Раскол авангардистов
Раскол авангардистов
12 февраля 1912 года в помещении Политехнического музея Москвы сообщество художников «Бубновый Валет» устроило диспут. Председательствовал на этом мероприятии художник Пётр Петрович Кончаловский, Давид Давидович Бурлюк делал доклад «О кубизме и других направлениях в живописи».
Вспыхнула бурная полемика, и вскоре всем стало ясно, что в рядах художников-авангардистов, ещё совсем недавно выступавших единым фронтом, начался раздор.

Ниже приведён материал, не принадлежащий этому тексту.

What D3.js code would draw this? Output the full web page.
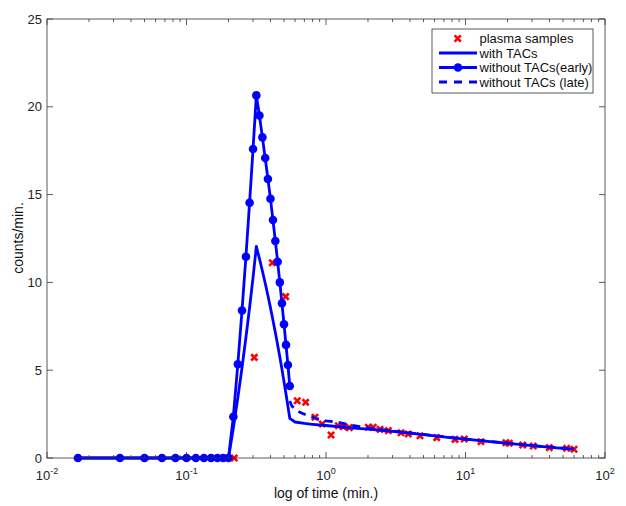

Главными оппонентами «Бубновых валетов» выступили художники, объединившиеся в сообщество с другим (ещё более странным) названием: «Ослиный хвост». Впрочем, тем, кто хотя бы немного знал о том, как и чем живут европейские живописцы, наверное, был известен конфуз, случившийся в Париже в 1910 году. Там на выставке «Салон независимых» экспонировалась картина, которую, как утверждали выставившие её мистификаторы, написал своим хвостом осёл, обитавший на Монмартре.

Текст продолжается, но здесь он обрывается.